## [REQUEST]
Your job is to return the lines between the line holding "Convert this diagram to TikZ code." and the line holding "(188,140) .. (184,150);", inclusive, exactly and with no pictures.

[Extracted data entries]
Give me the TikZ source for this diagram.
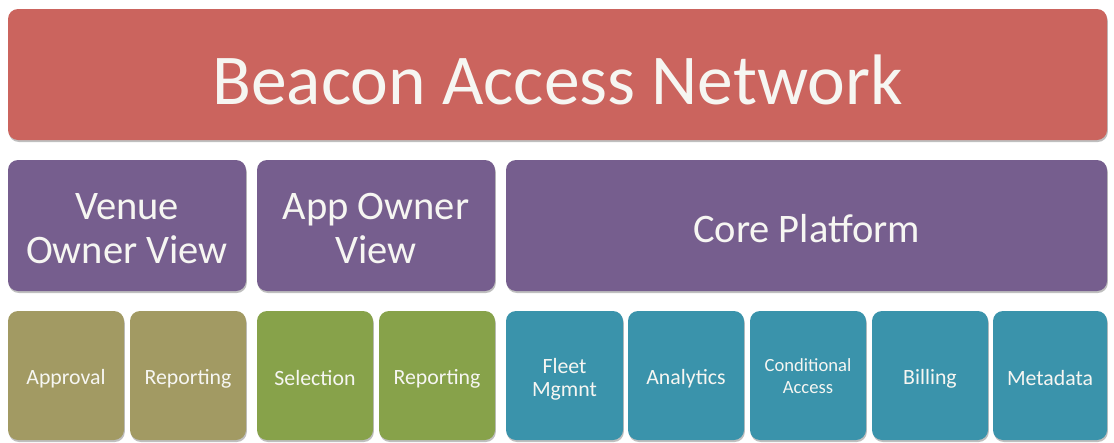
\documentclass[tikz,border=0pt]{standalone}
\usepackage{fontspec}
\setmainfont{Carlito}
\usetikzlibrary{shadows}
\definecolor{banred}{HTML}{CB645E}
\definecolor{banpurple}{HTML}{765E8E}
\definecolor{banolive}{HTML}{A29A63}
\definecolor{bangreen}{HTML}{87A24A}
\definecolor{banteal}{HTML}{3A93AB}
\definecolor{bantext}{HTML}{F6F6F2}
\tikzset{
  tile/.style={rounded corners=10pt, inner sep=0pt,
    drop shadow={shadow xshift=0.8pt, shadow yshift=-2pt, opacity=0.25, fill=black}},
  topbox/.style={tile, fill=banred, minimum width=1099pt, minimum height=131pt},
  midbox/.style={tile, fill=banpurple, minimum height=131pt},
  lowbox/.style={tile, minimum width=116pt, minimum height=129pt},
  tiletext/.style={inner sep=0pt, align=center, text=bantext},
  toptext/.style={tiletext, font=\fontsize{71.5}{84}\selectfont},
  midtext/.style={tiletext, font=\fontsize{40.5}{44}\selectfont},
  lowtext/.style={tiletext, font=\fontsize{21.8}{23}\selectfont},
  condtext/.style={tiletext, font=\fontsize{18.6}{22}\selectfont},
}
\begin{document}
\begin{tikzpicture}[x=1pt,y=-1pt]
\useasboundingbox[fill=white] (0,0) rectangle (1114,442);
\node[topbox] (ban) at (557.5,74.5) {};
\node[midbox, minimum width=238pt] (venue) at (127,225.5) {};
\node[midbox, minimum width=238pt] (app) at (376,225.5) {};
\node[midbox, minimum width=601pt] (core) at (806.5,225.5) {};
\node[lowbox, fill=banolive] (approval) at (66,375.5) {};
\node[lowbox, fill=banolive] (vreport) at (188,375.5) {};
\node[lowbox, fill=bangreen] (selection) at (315,375.5) {};
\node[lowbox, fill=bangreen] (areport) at (437,375.5) {};
\node[lowbox, fill=banteal, minimum width=117pt] (fleet) at (564.5,375.5) {};
\node[lowbox, fill=banteal] (analytics) at (686,375.5) {};
\node[lowbox, fill=banteal] (cond) at (808,375.5) {};
\node[lowbox, fill=banteal] (billing) at (930,375.5) {};
\node[lowbox, fill=banteal, minimum width=114pt] (meta) at (1050,375.5) {};
% texts
\node[toptext] (bantxt) at ([yshift=-5pt]ban.center) {Beacon Access Network};
\node[midtext] (venuetxt) at ([yshift=-3pt]venue.center) {Venue\\Owner View};
\node[midtext] (apptxt) at ([yshift=-3pt]app.center) {App Owner\\View};
\node[midtext] (coretxt) at ([yshift=-3pt]core.center) {Core Platform};
\node[lowtext] (approvaltxt) at ([yshift=-3pt]approval.center) {Approval};
\node[lowtext] (vreporttxt) at ([yshift=-3pt]vreport.center) {Reporting};
\node[lowtext] (selectiontxt) at ([yshift=-3pt]selection.center) {Selection};
\node[lowtext] (areporttxt) at ([yshift=-3pt]areport.center) {Reporting};
\node[lowtext] (fleettxt) at ([yshift=-4pt]fleet.center) {Fleet\\Mgmnt};
\node[lowtext] (analyticstxt) at ([yshift=-3pt]analytics.center) {Analytics};
\node[condtext] (condtxt) at ([yshift=-1pt]cond.center) {Conditional\\Access};
\node[lowtext] (billingtxt) at ([yshift=-3pt]billing.center) {Billing};
\node[lowtext] (metatxt) at ([yshift=-3pt]meta.center) {Metadata};
\end{tikzpicture}
\end{document}
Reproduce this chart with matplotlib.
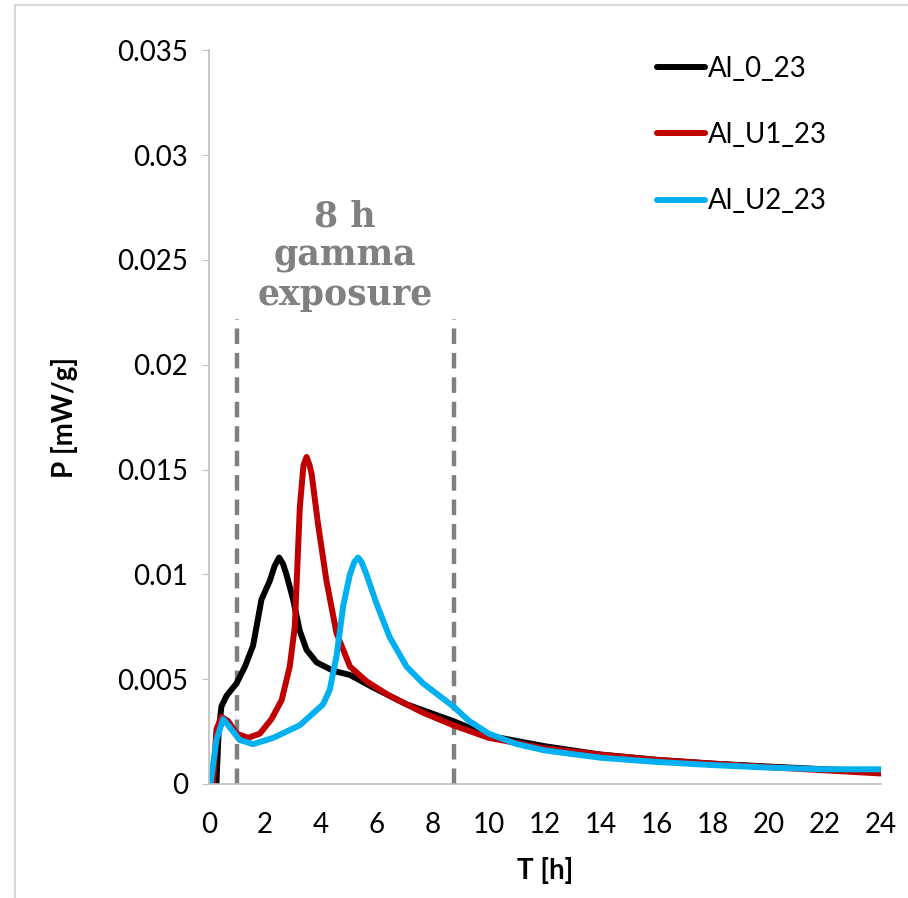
import matplotlib
matplotlib.use("Agg")
import matplotlib.pyplot as plt
from matplotlib.patches import Rectangle
from matplotlib.ticker import FuncFormatter, MultipleLocator

# data
t_al0 = [0.27, 0.35, 0.45, 0.63, 0.99, 1.29, 1.58, 1.88, 2.18, 2.35, 2.51, 2.65, 2.77, 3.01,
         3.25, 3.49, 3.85, 4.44, 5.04, 5.87, 7.06, 8.73, 10, 12, 14, 16, 18, 20, 22, 24]
p_al0 = [0.0, 0.0025, 0.0037, 0.0042, 0.0048, 0.0056, 0.0066, 0.0088, 0.0097, 0.0104, 0.0108,
         0.0105, 0.0100, 0.0088, 0.0073, 0.0064, 0.0058, 0.0054, 0.0052, 0.0046, 0.0038, 0.0030,
         0.0023, 0.0018, 0.0014, 0.00115, 0.00097, 0.00083, 0.0007, 0.0006]

t_u1 = [0.15, 0.27, 0.45, 0.69, 0.99, 1.4, 1.82, 2.24, 2.6, 2.89, 3.07, 3.25, 3.38, 3.49, 3.6,
        3.67, 3.9, 4.2, 4.56, 5.04, 5.63, 6.46, 7.65, 8.73, 10, 12, 14, 16, 18, 20, 22, 24]
p_u1 = [0.0, 0.0026, 0.0032, 0.0030, 0.0024, 0.0022, 0.0024, 0.0031, 0.0040, 0.0056, 0.0075,
        0.0132, 0.0152, 0.0156, 0.0152, 0.0148, 0.0124, 0.0097, 0.0072, 0.0056, 0.0049, 0.0042,
        0.0034, 0.0028, 0.0022, 0.0017, 0.0014, 0.00115, 0.00097, 0.0008, 0.00065, 0.0005]

t_u2 = [0.06, 0.27, 0.51, 0.81, 1.1, 1.58, 2.3, 3.25, 4.08, 4.32, 4.56, 4.8, 5.04, 5.2, 5.33,
        5.45, 5.63, 5.99, 6.46, 7.06, 7.65, 8.73, 9.3, 10, 11, 12, 14, 16, 18, 20, 22, 24]
p_u2 = [0.0, 0.0021, 0.0031, 0.0026, 0.0021, 0.0019, 0.0022, 0.0028, 0.0038, 0.0045, 0.0061,
        0.0085, 0.0100, 0.0106, 0.0108, 0.0106, 0.0100, 0.0086, 0.0070, 0.0056, 0.0048, 0.0037,
        0.0030, 0.0024, 0.0019, 0.0016, 0.00125, 0.00105, 0.0009, 0.00078, 0.0007, 0.0007]

labels = ["Al_0_23", "Al_U1_23", "Al_U2_23"]
colors = ["#000000", "#C00000", "#00B0F0"]
exposure = [1.0, 8.75]

plt.rcParams['font.family'] = ['Lato', 'DejaVu Sans']
fs = 20

fig = plt.figure(figsize=(9.08, 8.98), dpi=100)
ax = fig.add_axes([0.230, 0.127, 0.740, 0.817])

for tt, pp, lab, c in zip([t_al0, t_u1, t_u2], [p_al0, p_u1, p_u2], labels, colors):
    ax.plot(tt, pp, color=c, lw=4.3, label=lab, solid_joinstyle='round',
            solid_capstyle='round')

for xv in exposure:
    ax.plot([xv, xv], [0, 0.0222], color='#808080', lw=3.2, ls=(0, (3.5, 2)), zorder=1,
            clip_on=False)

ax.text(4.86, 0.0252, "8 h\ngamma\nexposure", ha='center', va='center', color='#808080',
        fontsize=25, fontweight='bold', family='DejaVu Serif', linespacing=1.2)

ax.set_xlim(0, 24)
ax.set_ylim(0, 0.035)
ax.xaxis.set_major_locator(MultipleLocator(2))
ax.yaxis.set_major_locator(MultipleLocator(0.005))
ax.yaxis.set_major_formatter(FuncFormatter(lambda v, p: '{:g}'.format(round(v, 4))))

for s in ['top', 'right']:
    ax.spines[s].set_visible(False)
for s in ['left', 'bottom']:
    ax.spines[s].set_color('#bfbfbf')
    ax.spines[s].set_linewidth(1.2)
ax.tick_params(axis='y', length=5, color='#bfbfbf', labelsize=fs, pad=10)
ax.tick_params(axis='x', length=0, labelsize=fs, pad=20)

ax.set_xlabel("T [h]", fontsize=fs, fontweight='bold', labelpad=14)
ax.set_ylabel("P [mW/g]", fontsize=fs, fontweight='bold', labelpad=28)

ax.legend(loc='center left', bbox_to_anchor=(0.711, 1 - 135 / 898),
          bbox_transform=fig.transFigure, frameon=False, fontsize=fs, handlelength=1.73,
          handletextpad=0.1, labelspacing=1.45, borderaxespad=0)

fig.add_artist(Rectangle((0.0165, -0.5), 2, 0.5 + 0.9944, transform=fig.transFigure,
                         fill=False, edgecolor='#d9d9d9', lw=1.5))

fig.savefig("out.png", dpi=100)
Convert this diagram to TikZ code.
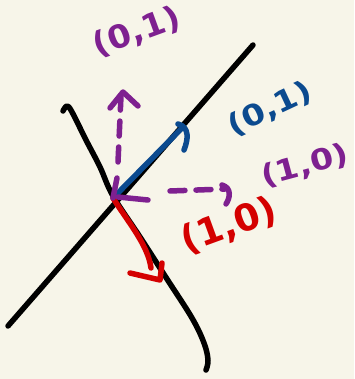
\documentclass[tikz,border=0pt]{standalone}
\usepackage{fontspec}
\setsansfont{DejaVu Sans}
\usepackage{xcolor}
\usepackage{tikz}
\usetikzlibrary{calc}

\definecolor{paper}{HTML}{F7F5E9}
\definecolor{penpurple}{HTML}{7E2090}
\definecolor{penblue}{HTML}{0B4A8F}
\definecolor{penred}{HTML}{D40000}

\begin{document}
\begin{tikzpicture}[
      x=1pt, y=-1pt,
      pen/.style={
        line width=5.5pt,
        line cap=round,
        line join=round
      },
      dashpen/.style={
        pen,
        dash pattern=on 15pt off 11pt
      },
      hand/.style={
        font=\sffamily\bfseries\fontsize{29}{29}\selectfont,
        inner sep=0pt
      }
    ]

    \fill[paper] (0,0) rectangle (354,379);
    \useasboundingbox (0,0) rectangle (354,379);

    % the two black curves
    \coordinate (lineA) at (8,326);
    \coordinate (lineB) at (253,45);
    \draw[pen] (lineA) -- (lineB);
    \draw[pen] plot[smooth, tension=0.6] coordinates {
      (63,111) (67,106) (72,112) (86,140) (100,167) (113,196)
      (140,237) (167,279) (192,318) (204,343) (208,360) (206,370)};

    \coordinate (O) at (113,198);

    % blue tangent
    \coordinate (blueTip) at (182,128);
    \draw[pen, penblue] (O) -- (blueTip);
    \draw[pen, penblue] (178,124) .. controls (190,127) and (188,140) .. (184,150);

    % red tangent along the curve
    \coordinate (redTip) at (160,280);
    \draw[pen, penred] (O) .. controls (128,222) and (148,245) .. (151,268);
    \draw[pen, penred] (130,273) -- (redTip) -- (162,263);

    % purple dashed axes
    \coordinate (upTip) at (123,92);
    \coordinate (rightTip) at (225,189);
    \draw[pen, penpurple] (O) -- (117,178);
    \draw[dashpen, penpurple] (118,162) -- (121,96);
    \draw[pen, penpurple] (110,108) -- (upTip) -- (138,106);
    \draw[pen, penpurple] (118,197) -- (148,200);
    \draw[dashpen, penpurple] (170,191) -- (rightTip);
    \draw[pen, penpurple] (222,185) .. controls (232,188) and (230,198) .. (226,204);

    % labels
    \node[hand, penpurple, rotate=20, xscale=1.05, font=\sffamily\bfseries\fontsize{32}{32}\selectfont]
      (upLabel) at (137,32) {(0,1)};
    \node[hand, penblue, rotate=25, xscale=1.15] (blueLabel) at (270,109) {(0,1)};
    \node[hand, penpurple, rotate=15, xscale=1.15] (rightLabel) at (305,166) {(1,0)};
    \node[hand, penred, rotate=20, font=\sffamily\bfseries\fontsize{37}{37}\selectfont]
      (redLabel) at (229,226) {(1,0)};

    \end{tikzpicture}
\end{document}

## [RESPONSE]
Convert this diagram to TikZ code.
\documentclass[tikz,border=0pt]{standalone}
\usepackage{fontspec}
\setsansfont{DejaVu Sans}
\usepackage{xcolor}
\usepackage{tikz}
\usetikzlibrary{calc}

\definecolor{paper}{HTML}{F7F5E9}
\definecolor{penpurple}{HTML}{7E2090}
\definecolor{penblue}{HTML}{0B4A8F}
\definecolor{penred}{HTML}{D40000}

\begin{document}
\begin{tikzpicture}[
      x=1pt, y=-1pt,
      pen/.style={
        line width=5.5pt,
        line cap=round,
        line join=round
      },
      dashpen/.style={
        pen,
        dash pattern=on 15pt off 11pt
      },
      hand/.style={
        font=\sffamily\bfseries\fontsize{29}{29}\selectfont,
        inner sep=0pt
      }
    ]

    \fill[paper] (0,0) rectangle (354,379);
    \useasboundingbox (0,0) rectangle (354,379);

    % the two black curves
    \coordinate (lineA) at (8,326);
    \coordinate (lineB) at (253,45);
    \draw[pen] (lineA) -- (lineB);
    \draw[pen] plot[smooth, tension=0.6] coordinates {
      (63,111) (67,106) (72,112) (86,140) (100,167) (113,196)
      (140,237) (167,279) (192,318) (204,343) (208,360) (206,370)};

    \coordinate (O) at (113,198);

    % blue tangent
    \coordinate (blueTip) at (182,128);
    \draw[pen, penblue] (O) -- (blueTip);
    \draw[pen, penblue] (178,124) .. controls (190,127) and (188,140) .. (184,150);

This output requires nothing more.